▸ Supplied information:
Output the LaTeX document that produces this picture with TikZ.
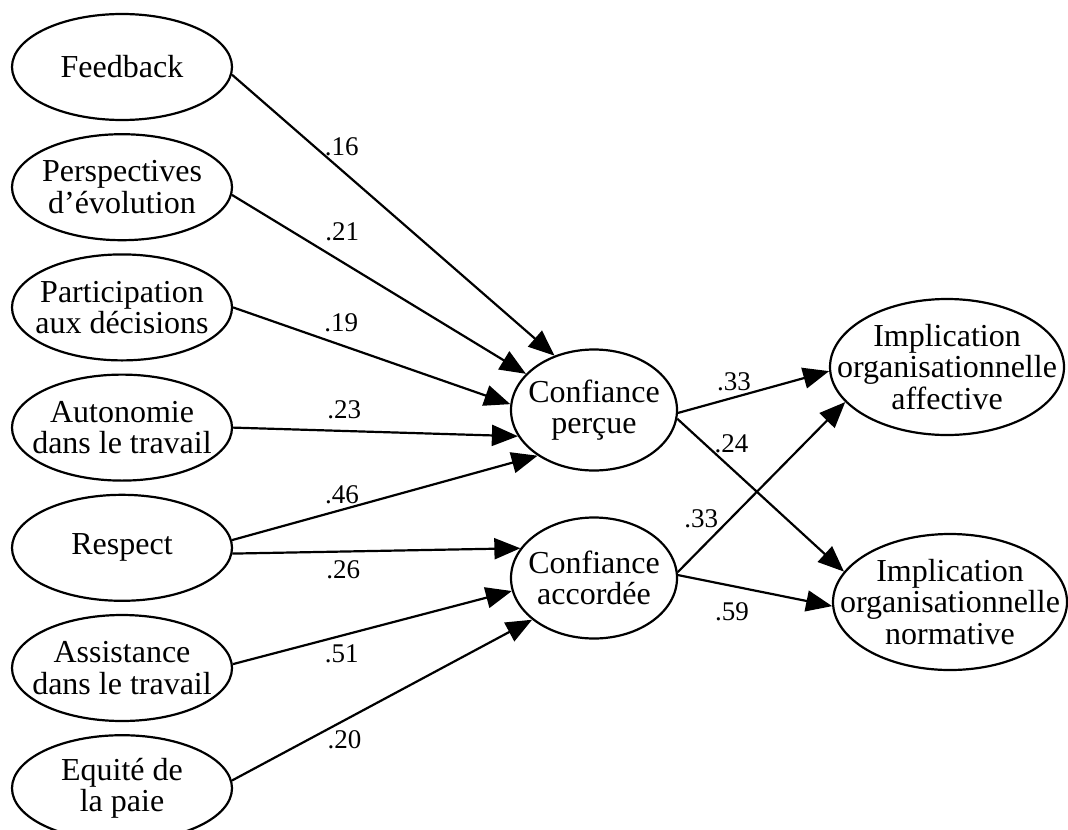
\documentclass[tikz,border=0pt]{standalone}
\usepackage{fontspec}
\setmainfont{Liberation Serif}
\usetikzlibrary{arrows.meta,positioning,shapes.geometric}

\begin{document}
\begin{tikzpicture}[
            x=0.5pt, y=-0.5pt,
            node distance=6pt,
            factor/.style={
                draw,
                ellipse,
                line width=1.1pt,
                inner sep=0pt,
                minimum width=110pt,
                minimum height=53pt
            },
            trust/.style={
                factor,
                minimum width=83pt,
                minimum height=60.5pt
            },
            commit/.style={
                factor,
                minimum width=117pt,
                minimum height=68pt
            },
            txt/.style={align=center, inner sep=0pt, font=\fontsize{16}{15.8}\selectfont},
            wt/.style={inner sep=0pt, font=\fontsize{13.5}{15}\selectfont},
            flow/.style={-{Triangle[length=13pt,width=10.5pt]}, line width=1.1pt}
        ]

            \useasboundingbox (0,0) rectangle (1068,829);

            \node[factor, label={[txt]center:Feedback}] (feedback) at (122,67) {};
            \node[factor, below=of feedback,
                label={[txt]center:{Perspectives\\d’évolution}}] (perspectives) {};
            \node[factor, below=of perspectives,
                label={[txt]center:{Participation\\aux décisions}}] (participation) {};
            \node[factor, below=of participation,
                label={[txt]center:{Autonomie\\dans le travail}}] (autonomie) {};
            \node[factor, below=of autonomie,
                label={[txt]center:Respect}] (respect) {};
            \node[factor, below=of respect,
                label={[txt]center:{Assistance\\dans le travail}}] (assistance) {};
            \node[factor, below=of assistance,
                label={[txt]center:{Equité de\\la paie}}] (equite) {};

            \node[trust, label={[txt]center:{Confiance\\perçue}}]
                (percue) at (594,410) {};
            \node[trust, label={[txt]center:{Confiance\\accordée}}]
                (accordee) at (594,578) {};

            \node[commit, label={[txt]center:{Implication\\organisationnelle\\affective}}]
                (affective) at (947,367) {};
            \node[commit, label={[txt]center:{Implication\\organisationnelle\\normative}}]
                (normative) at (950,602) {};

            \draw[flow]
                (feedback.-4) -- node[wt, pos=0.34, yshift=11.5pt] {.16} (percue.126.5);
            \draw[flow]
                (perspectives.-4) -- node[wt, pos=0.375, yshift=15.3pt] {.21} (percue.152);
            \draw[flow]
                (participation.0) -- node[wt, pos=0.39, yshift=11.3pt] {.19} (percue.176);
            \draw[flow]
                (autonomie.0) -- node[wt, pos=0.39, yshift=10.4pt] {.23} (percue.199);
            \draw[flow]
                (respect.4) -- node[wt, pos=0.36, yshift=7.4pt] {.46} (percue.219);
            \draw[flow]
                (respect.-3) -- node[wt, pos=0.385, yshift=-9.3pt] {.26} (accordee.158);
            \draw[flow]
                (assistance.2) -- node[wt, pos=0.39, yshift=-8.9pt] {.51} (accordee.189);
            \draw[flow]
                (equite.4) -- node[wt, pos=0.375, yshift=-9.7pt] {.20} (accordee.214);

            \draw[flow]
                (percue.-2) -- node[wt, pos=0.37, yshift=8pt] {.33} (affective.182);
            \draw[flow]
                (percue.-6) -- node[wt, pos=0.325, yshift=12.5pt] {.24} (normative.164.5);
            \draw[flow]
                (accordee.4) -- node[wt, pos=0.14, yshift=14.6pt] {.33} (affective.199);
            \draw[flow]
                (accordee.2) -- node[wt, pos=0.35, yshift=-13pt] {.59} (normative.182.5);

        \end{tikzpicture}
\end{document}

▸ To be done:
Omit the pictures, then repeat exactly each line from the beginning of the listing through the line with "(accordee) at (594,578)".

▸ Full solution:
Output the LaTeX document that produces this picture with TikZ.
\documentclass[tikz,border=0pt]{standalone}
\usepackage{fontspec}
\setmainfont{Liberation Serif}
\usetikzlibrary{arrows.meta,positioning,shapes.geometric}

\begin{document}
\begin{tikzpicture}[
            x=0.5pt, y=-0.5pt,
            node distance=6pt,
            factor/.style={
                draw,
                ellipse,
                line width=1.1pt,
                inner sep=0pt,
                minimum width=110pt,
                minimum height=53pt
            },
            trust/.style={
                factor,
                minimum width=83pt,
                minimum height=60.5pt
            },
            commit/.style={
                factor,
                minimum width=117pt,
                minimum height=68pt
            },
            txt/.style={align=center, inner sep=0pt, font=\fontsize{16}{15.8}\selectfont},
            wt/.style={inner sep=0pt, font=\fontsize{13.5}{15}\selectfont},
            flow/.style={-{Triangle[length=13pt,width=10.5pt]}, line width=1.1pt}
        ]

            \useasboundingbox (0,0) rectangle (1068,829);

            \node[factor, label={[txt]center:Feedback}] (feedback) at (122,67) {};
            \node[factor, below=of feedback,
                label={[txt]center:{Perspectives\\d’évolution}}] (perspectives) {};
            \node[factor, below=of perspectives,
                label={[txt]center:{Participation\\aux décisions}}] (participation) {};
            \node[factor, below=of participation,
                label={[txt]center:{Autonomie\\dans le travail}}] (autonomie) {};
            \node[factor, below=of autonomie,
                label={[txt]center:Respect}] (respect) {};
            \node[factor, below=of respect,
                label={[txt]center:{Assistance\\dans le travail}}] (assistance) {};
            \node[factor, below=of assistance,
                label={[txt]center:{Equité de\\la paie}}] (equite) {};

            \node[trust, label={[txt]center:{Confiance\\perçue}}]
                (percue) at (594,410) {};
            \node[trust, label={[txt]center:{Confiance\\accordée}}]
                (accordee) at (594,578) {};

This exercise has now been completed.